_Exercise:_ Copy out the material below in full, but not its images.

══ Collected material ══

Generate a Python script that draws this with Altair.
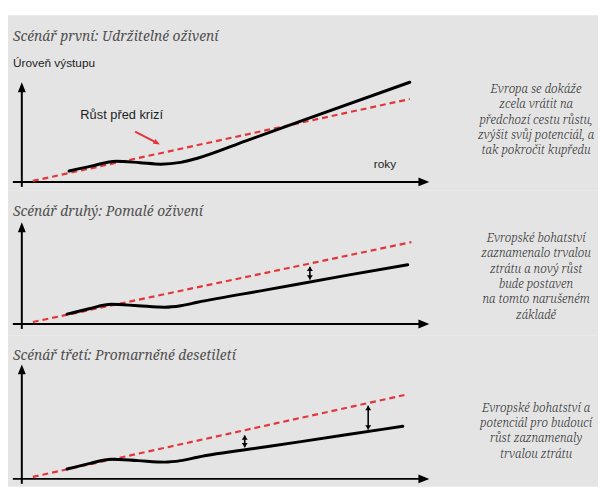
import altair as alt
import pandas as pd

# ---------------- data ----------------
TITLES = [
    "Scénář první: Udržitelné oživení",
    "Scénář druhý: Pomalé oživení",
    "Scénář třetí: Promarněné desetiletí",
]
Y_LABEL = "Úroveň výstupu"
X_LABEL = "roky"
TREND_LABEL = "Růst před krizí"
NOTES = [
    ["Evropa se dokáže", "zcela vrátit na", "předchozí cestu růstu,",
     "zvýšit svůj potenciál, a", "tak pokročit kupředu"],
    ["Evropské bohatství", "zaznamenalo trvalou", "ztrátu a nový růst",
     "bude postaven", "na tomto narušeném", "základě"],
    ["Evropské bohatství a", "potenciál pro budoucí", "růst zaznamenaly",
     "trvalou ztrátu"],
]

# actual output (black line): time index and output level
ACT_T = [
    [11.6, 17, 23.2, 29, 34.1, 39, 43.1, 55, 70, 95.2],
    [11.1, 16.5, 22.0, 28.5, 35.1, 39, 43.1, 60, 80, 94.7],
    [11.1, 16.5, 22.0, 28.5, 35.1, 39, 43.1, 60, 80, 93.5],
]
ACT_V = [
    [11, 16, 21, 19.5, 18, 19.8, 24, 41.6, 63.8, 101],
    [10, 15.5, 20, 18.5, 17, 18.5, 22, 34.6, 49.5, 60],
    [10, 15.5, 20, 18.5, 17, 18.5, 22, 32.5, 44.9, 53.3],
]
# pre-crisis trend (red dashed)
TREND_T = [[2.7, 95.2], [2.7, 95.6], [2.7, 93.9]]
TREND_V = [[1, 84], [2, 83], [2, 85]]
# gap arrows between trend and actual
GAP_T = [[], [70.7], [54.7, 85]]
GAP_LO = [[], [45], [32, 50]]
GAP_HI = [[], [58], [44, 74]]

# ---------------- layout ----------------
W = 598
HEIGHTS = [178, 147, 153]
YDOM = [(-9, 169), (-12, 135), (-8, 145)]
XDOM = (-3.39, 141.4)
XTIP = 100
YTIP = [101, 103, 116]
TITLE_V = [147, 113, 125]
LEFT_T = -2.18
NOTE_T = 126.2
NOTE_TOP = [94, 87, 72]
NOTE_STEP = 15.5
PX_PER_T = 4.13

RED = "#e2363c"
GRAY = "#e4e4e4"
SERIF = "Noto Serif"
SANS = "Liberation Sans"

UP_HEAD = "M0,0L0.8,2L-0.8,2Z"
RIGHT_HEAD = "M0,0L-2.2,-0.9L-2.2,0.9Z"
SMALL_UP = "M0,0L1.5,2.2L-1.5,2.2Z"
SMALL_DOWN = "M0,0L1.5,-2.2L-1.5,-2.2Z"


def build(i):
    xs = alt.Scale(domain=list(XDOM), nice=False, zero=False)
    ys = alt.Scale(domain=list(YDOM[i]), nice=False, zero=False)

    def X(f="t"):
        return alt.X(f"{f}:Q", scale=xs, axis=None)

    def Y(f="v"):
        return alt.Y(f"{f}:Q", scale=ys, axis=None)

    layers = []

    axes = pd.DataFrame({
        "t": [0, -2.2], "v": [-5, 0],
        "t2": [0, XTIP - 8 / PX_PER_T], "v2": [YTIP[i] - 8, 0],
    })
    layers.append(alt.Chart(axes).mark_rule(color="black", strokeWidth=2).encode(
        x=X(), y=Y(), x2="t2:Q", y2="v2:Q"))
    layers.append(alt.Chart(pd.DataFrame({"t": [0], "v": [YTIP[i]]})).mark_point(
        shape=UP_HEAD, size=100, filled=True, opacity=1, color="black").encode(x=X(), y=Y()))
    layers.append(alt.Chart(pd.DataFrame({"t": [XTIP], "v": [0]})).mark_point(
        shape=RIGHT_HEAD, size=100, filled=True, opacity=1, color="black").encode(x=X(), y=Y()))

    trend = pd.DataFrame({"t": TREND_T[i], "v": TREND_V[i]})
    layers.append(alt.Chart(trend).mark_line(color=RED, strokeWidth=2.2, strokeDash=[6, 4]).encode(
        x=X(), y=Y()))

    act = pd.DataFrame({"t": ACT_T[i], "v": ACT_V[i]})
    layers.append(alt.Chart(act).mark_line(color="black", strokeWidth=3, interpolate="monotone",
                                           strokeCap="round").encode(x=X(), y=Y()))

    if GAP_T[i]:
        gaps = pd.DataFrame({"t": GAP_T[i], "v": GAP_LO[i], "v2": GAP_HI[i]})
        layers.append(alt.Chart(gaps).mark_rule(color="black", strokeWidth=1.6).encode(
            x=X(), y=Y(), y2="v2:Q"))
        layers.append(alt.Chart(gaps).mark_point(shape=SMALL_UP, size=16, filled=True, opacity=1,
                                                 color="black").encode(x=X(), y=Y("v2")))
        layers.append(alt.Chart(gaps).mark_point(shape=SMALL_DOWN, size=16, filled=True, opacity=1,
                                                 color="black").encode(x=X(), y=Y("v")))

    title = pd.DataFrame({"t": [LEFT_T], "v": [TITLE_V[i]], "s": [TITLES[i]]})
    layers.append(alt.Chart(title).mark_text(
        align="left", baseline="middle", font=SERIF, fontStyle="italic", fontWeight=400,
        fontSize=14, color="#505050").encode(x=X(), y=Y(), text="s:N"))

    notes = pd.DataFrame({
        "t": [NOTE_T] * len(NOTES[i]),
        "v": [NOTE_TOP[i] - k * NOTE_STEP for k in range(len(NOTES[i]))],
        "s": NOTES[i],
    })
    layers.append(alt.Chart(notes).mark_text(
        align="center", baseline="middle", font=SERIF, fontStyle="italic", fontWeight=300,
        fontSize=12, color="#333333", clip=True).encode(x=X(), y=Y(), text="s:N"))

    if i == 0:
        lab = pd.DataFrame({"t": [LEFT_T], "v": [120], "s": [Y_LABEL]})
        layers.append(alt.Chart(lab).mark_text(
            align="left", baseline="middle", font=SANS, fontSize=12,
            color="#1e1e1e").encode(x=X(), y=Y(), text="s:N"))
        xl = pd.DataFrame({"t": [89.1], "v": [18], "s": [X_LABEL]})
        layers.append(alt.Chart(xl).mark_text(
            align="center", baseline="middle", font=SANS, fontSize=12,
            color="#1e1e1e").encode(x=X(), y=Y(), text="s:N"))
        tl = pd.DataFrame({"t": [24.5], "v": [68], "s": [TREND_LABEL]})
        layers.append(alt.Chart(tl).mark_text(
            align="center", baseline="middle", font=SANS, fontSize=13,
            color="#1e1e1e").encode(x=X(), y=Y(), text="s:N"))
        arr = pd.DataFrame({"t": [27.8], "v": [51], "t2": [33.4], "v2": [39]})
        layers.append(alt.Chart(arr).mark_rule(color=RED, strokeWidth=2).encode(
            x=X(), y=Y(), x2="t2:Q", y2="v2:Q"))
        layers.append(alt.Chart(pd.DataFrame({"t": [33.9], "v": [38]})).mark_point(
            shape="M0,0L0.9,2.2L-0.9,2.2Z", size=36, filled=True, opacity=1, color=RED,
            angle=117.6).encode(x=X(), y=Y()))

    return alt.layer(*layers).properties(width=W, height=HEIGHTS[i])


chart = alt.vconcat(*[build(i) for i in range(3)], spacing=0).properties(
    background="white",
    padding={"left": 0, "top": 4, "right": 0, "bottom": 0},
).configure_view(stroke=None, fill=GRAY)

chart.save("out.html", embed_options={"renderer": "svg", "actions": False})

═══

_The result:_
Generate a Python script that draws this with Altair.
import altair as alt
import pandas as pd

# ---------------- data ----------------
TITLES = [
    "Scénář první: Udržitelné oživení",
    "Scénář druhý: Pomalé oživení",
    "Scénář třetí: Promarněné desetiletí",
]
Y_LABEL = "Úroveň výstupu"
X_LABEL = "roky"
TREND_LABEL = "Růst před krizí"
NOTES = [
    ["Evropa se dokáže", "zcela vrátit na", "předchozí cestu růstu,",
     "zvýšit svůj potenciál, a", "tak pokročit kupředu"],
    ["Evropské bohatství", "zaznamenalo trvalou", "ztrátu a nový růst",
     "bude postaven", "na tomto narušeném", "základě"],
    ["Evropské bohatství a", "potenciál pro budoucí", "růst zaznamenaly",
     "trvalou ztrátu"],
]

# actual output (black line): time index and output level
ACT_T = [
    [11.6, 17, 23.2, 29, 34.1, 39, 43.1, 55, 70, 95.2],
    [11.1, 16.5, 22.0, 28.5, 35.1, 39, 43.1, 60, 80, 94.7],
    [11.1, 16.5, 22.0, 28.5, 35.1, 39, 43.1, 60, 80, 93.5],
]
ACT_V = [
    [11, 16, 21, 19.5, 18, 19.8, 24, 41.6, 63.8, 101],
    [10, 15.5, 20, 18.5, 17, 18.5, 22, 34.6, 49.5, 60],
    [10, 15.5, 20, 18.5, 17, 18.5, 22, 32.5, 44.9, 53.3],
]
# pre-crisis trend (red dashed)
TREND_T = [[2.7, 95.2], [2.7, 95.6], [2.7, 93.9]]
TREND_V = [[1, 84], [2, 83], [2, 85]]
# gap arrows between trend and actual
GAP_T = [[], [70.7], [54.7, 85]]
GAP_LO = [[], [45], [32, 50]]
GAP_HI = [[], [58], [44, 74]]

# ---------------- layout ----------------
W = 598
HEIGHTS = [178, 147, 153]
YDOM = [(-9, 169), (-12, 135), (-8, 145)]
XDOM = (-3.39, 141.4)
XTIP = 100
YTIP = [101, 103, 116]
TITLE_V = [147, 113, 125]
LEFT_T = -2.18
NOTE_T = 126.2
NOTE_TOP = [94, 87, 72]
NOTE_STEP = 15.5
PX_PER_T = 4.13

RED = "#e2363c"
GRAY = "#e4e4e4"
SERIF = "Noto Serif"
SANS = "Liberation Sans"

UP_HEAD = "M0,0L0.8,2L-0.8,2Z"
RIGHT_HEAD = "M0,0L-2.2,-0.9L-2.2,0.9Z"
SMALL_UP = "M0,0L1.5,2.2L-1.5,2.2Z"
SMALL_DOWN = "M0,0L1.5,-2.2L-1.5,-2.2Z"


def build(i):
    xs = alt.Scale(domain=list(XDOM), nice=False, zero=False)
    ys = alt.Scale(domain=list(YDOM[i]), nice=False, zero=False)

    def X(f="t"):
        return alt.X(f"{f}:Q", scale=xs, axis=None)

    def Y(f="v"):
        return alt.Y(f"{f}:Q", scale=ys, axis=None)

    layers = []

    axes = pd.DataFrame({
        "t": [0, -2.2], "v": [-5, 0],
        "t2": [0, XTIP - 8 / PX_PER_T], "v2": [YTIP[i] - 8, 0],
    })
    layers.append(alt.Chart(axes).mark_rule(color="black", strokeWidth=2).encode(
        x=X(), y=Y(), x2="t2:Q", y2="v2:Q"))
    layers.append(alt.Chart(pd.DataFrame({"t": [0], "v": [YTIP[i]]})).mark_point(
        shape=UP_HEAD, size=100, filled=True, opacity=1, color="black").encode(x=X(), y=Y()))
    layers.append(alt.Chart(pd.DataFrame({"t": [XTIP], "v": [0]})).mark_point(
        shape=RIGHT_HEAD, size=100, filled=True, opacity=1, color="black").encode(x=X(), y=Y()))

    trend = pd.DataFrame({"t": TREND_T[i], "v": TREND_V[i]})
    layers.append(alt.Chart(trend).mark_line(color=RED, strokeWidth=2.2, strokeDash=[6, 4]).encode(
        x=X(), y=Y()))

    act = pd.DataFrame({"t": ACT_T[i], "v": ACT_V[i]})
    layers.append(alt.Chart(act).mark_line(color="black", strokeWidth=3, interpolate="monotone",
                                           strokeCap="round").encode(x=X(), y=Y()))

    if GAP_T[i]:
        gaps = pd.DataFrame({"t": GAP_T[i], "v": GAP_LO[i], "v2": GAP_HI[i]})
        layers.append(alt.Chart(gaps).mark_rule(color="black", strokeWidth=1.6).encode(
            x=X(), y=Y(), y2="v2:Q"))
        layers.append(alt.Chart(gaps).mark_point(shape=SMALL_UP, size=16, filled=True, opacity=1,
                                                 color="black").encode(x=X(), y=Y("v2")))
        layers.append(alt.Chart(gaps).mark_point(shape=SMALL_DOWN, size=16, filled=True, opacity=1,
                                                 color="black").encode(x=X(), y=Y("v")))

    title = pd.DataFrame({"t": [LEFT_T], "v": [TITLE_V[i]], "s": [TITLES[i]]})
    layers.append(alt.Chart(title).mark_text(
        align="left", baseline="middle", font=SERIF, fontStyle="italic", fontWeight=400,
        fontSize=14, color="#505050").encode(x=X(), y=Y(), text="s:N"))

    notes = pd.DataFrame({
        "t": [NOTE_T] * len(NOTES[i]),
        "v": [NOTE_TOP[i] - k * NOTE_STEP for k in range(len(NOTES[i]))],
        "s": NOTES[i],
    })
    layers.append(alt.Chart(notes).mark_text(
        align="center", baseline="middle", font=SERIF, fontStyle="italic", fontWeight=300,
        fontSize=12, color="#333333", clip=True).encode(x=X(), y=Y(), text="s:N"))

    if i == 0:
        lab = pd.DataFrame({"t": [LEFT_T], "v": [120], "s": [Y_LABEL]})
        layers.append(alt.Chart(lab).mark_text(
            align="left", baseline="middle", font=SANS, fontSize=12,
            color="#1e1e1e").encode(x=X(), y=Y(), text="s:N"))
        xl = pd.DataFrame({"t": [89.1], "v": [18], "s": [X_LABEL]})
        layers.append(alt.Chart(xl).mark_text(
            align="center", baseline="middle", font=SANS, fontSize=12,
            color="#1e1e1e").encode(x=X(), y=Y(), text="s:N"))
        tl = pd.DataFrame({"t": [24.5], "v": [68], "s": [TREND_LABEL]})
        layers.append(alt.Chart(tl).mark_text(
            align="center", baseline="middle", font=SANS, fontSize=13,
            color="#1e1e1e").encode(x=X(), y=Y(), text="s:N"))
        arr = pd.DataFrame({"t": [27.8], "v": [51], "t2": [33.4], "v2": [39]})
        layers.append(alt.Chart(arr).mark_rule(color=RED, strokeWidth=2).encode(
            x=X(), y=Y(), x2="t2:Q", y2="v2:Q"))
        layers.append(alt.Chart(pd.DataFrame({"t": [33.9], "v": [38]})).mark_point(
            shape="M0,0L0.9,2.2L-0.9,2.2Z", size=36, filled=True, opacity=1, color=RED,
            angle=117.6).encode(x=X(), y=Y()))

    return alt.layer(*layers).properties(width=W, height=HEIGHTS[i])


chart = alt.vconcat(*[build(i) for i in range(3)], spacing=0).properties(
    background="white",
    padding={"left": 0, "top": 4, "right": 0, "bottom": 0},
).configure_view(stroke=None, fill=GRAY)

chart.save("out.html", embed_options={"renderer": "svg", "actions": False})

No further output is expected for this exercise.